RAPIDS: GPU Data Science

Abstract: Python has seen terrific progress as the data science language of choice. With the introduction of Pandas, users could interact with data in python in a way that fells intuitive. In addition, open-source packages such as Scikit-Learn have democratized and accelerated data science.

RAPIDS seeks to have a similar impact on the Python data science community by accelerating data science with GPUs. RAPIDS is an open-source suite of tools for GPU data science. Launched in October, RAPIDS includes cuDF, a library for reading data to the GPU and interacting with it in an Pandas’s like way; cuML, a library for machine learning that follows the Scikit-Learn API; and cuGraph, a graph analytics library similar to NetworkX. The RAPIDS libraries use Dask and Numba to scale to multiple GPUs across nodes and JIT compile User Defined Functions (UDF) respectively to allow users to do large scale data science problems while leveraging Python as a high-performance language running on the GPU. In addition, RAPIDS has interoperability with numerous other libraries and Deep Learning frameworks to simplify end to end data science workflows.

This talk will walk through the libraries in RAPIDS, as well as show examples of how simple it is to use in various machine learning and deeplearning workflows. In addition, we will show how to install RAPIDS in various ways (container, pip, conda, and from source) on cloud or local environments. Finally, we will talk about the evolution of the libraries, new functionality coming soon, and the long term direction of RAPIDS.
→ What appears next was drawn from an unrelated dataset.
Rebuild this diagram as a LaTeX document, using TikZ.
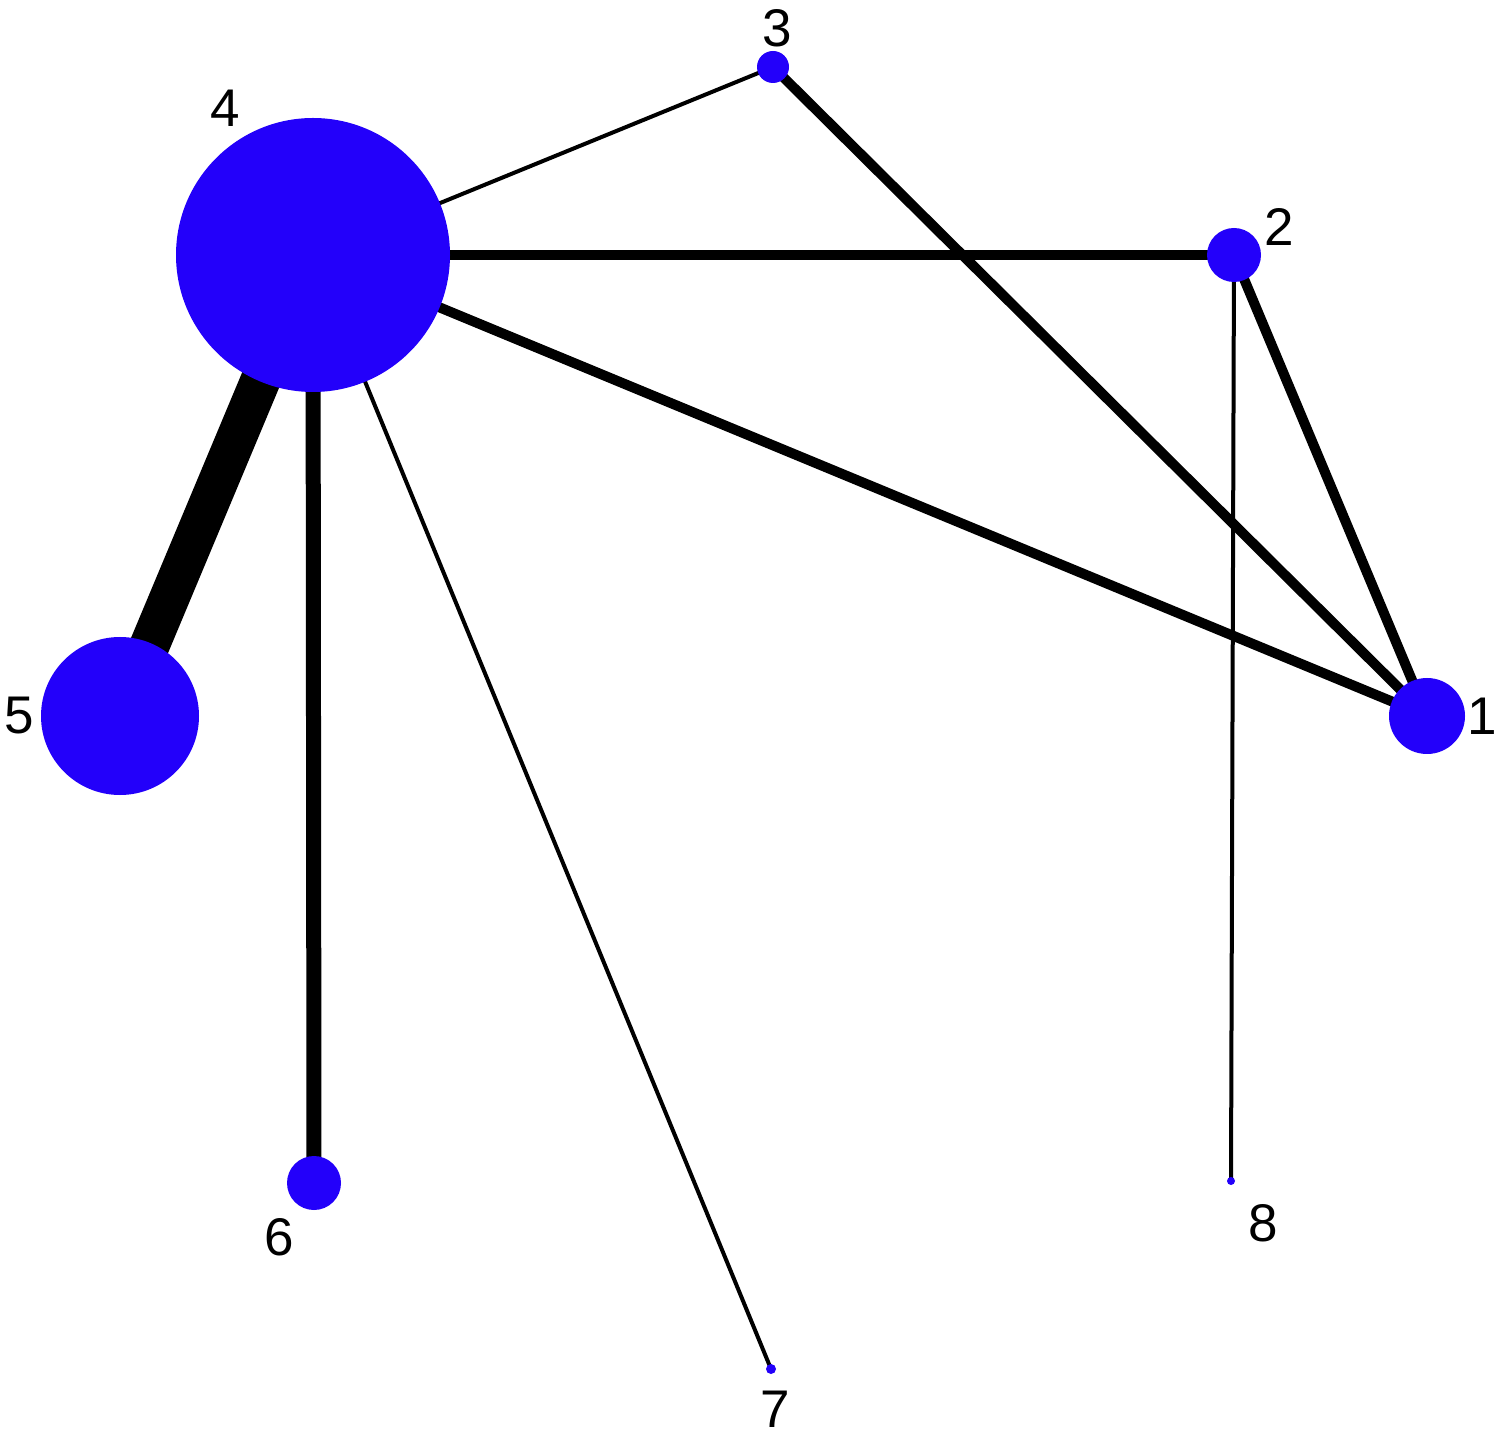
\documentclass[tikz,border=0pt]{standalone}
\usepackage{fontspec}
\setmainfont{Liberation Sans}
\pgfdeclarelayer{edges}
\pgfsetlayers{edges,main}
\definecolor{nodeblue}{RGB}{35,0,250}
\begin{document}
\begin{tikzpicture}[x=0.5pt,y=-0.5pt,
  vtx/.style={circle,fill=nodeblue,draw=none,inner sep=0pt,minimum size=#1},
  lbl/.style={inner sep=0pt,font=\fontsize{26.5pt}{30pt}\selectfont},
  thin edge/.style={line width=2pt},
  mid edge/.style={line width=5pt},
  wide edge/.style={line width=7.5pt},
  huge edge/.style={line width=20pt}]
\useasboundingbox (0,0) rectangle (1500,1438);
% nodes
\node[vtx=137pt] (n4) at (313,255) {};
\node[vtx=79pt]  (n5) at (120,716) {};
\node[vtx=27pt]  (n6) at (314,1183) {};
\node[vtx=5pt]   (n7) at (771,1369) {};
\node[vtx=4pt]   (n8) at (1231,1181) {};
\node[vtx=38pt]  (n1) at (1427,716) {};
\node[vtx=27pt]  (n2) at (1234,255) {};
\node[vtx=16pt]  (n3) at (773,67) {};
% labels
\node[lbl] (l1) at (1482,716) {1};
\node[lbl] (l2) at (1279,227) {2};
\node[lbl] (l3) at (777,28) {3};
\node[lbl] (l4) at (225,108) {4};
\node[lbl] (l5) at (19,716) {5};
\node[lbl] (l6) at (279,1237) {6};
\node[lbl] (l7) at (775,1409) {7};
\node[lbl] (l8) at (1263,1223) {8};
% edges
\begin{pgfonlayer}{edges}
\fill[white] (0,0) rectangle (1500,1438);
\draw[huge edge] (n4.center) -- (n5.center);
\draw[wide edge] (n4.center) -- (n6.center);
\draw[thin edge] (n4.center) -- (n7.center);
\draw[thin edge] (n4.center) -- (n3.center);
\draw[mid edge]  (n4.center) -- (n2.center);
\draw[mid edge]  (n4.center) -- (n1.center);
\draw[mid edge]  (n3.center) -- (n1.center);
\draw[mid edge]  (n2.center) -- (n1.center);
\draw[thin edge] (n2.center) -- (n8.center);
\end{pgfonlayer}
\end{tikzpicture}
\end{document}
Bio: Joshua Patterson, Director of AI Infrastructure at NVIDIA, leads engineering for RAPIDS.AI, and is a former White House Presidential Innovation Fellow. Prior to NVIDIA, Josh worked with leading experts across public sector, private sector, and academia to build a next-generation cyber defense platform. His current passions are graph analytics, machine learning, and large-scale system design. Josh also loves storytelling with data and creating interactive data visualizations. Josh holds a B.A. in economics from the University of North Carolina at Chapel Hill and an M.A. in economics from the University of South Carolina Moore School of Business.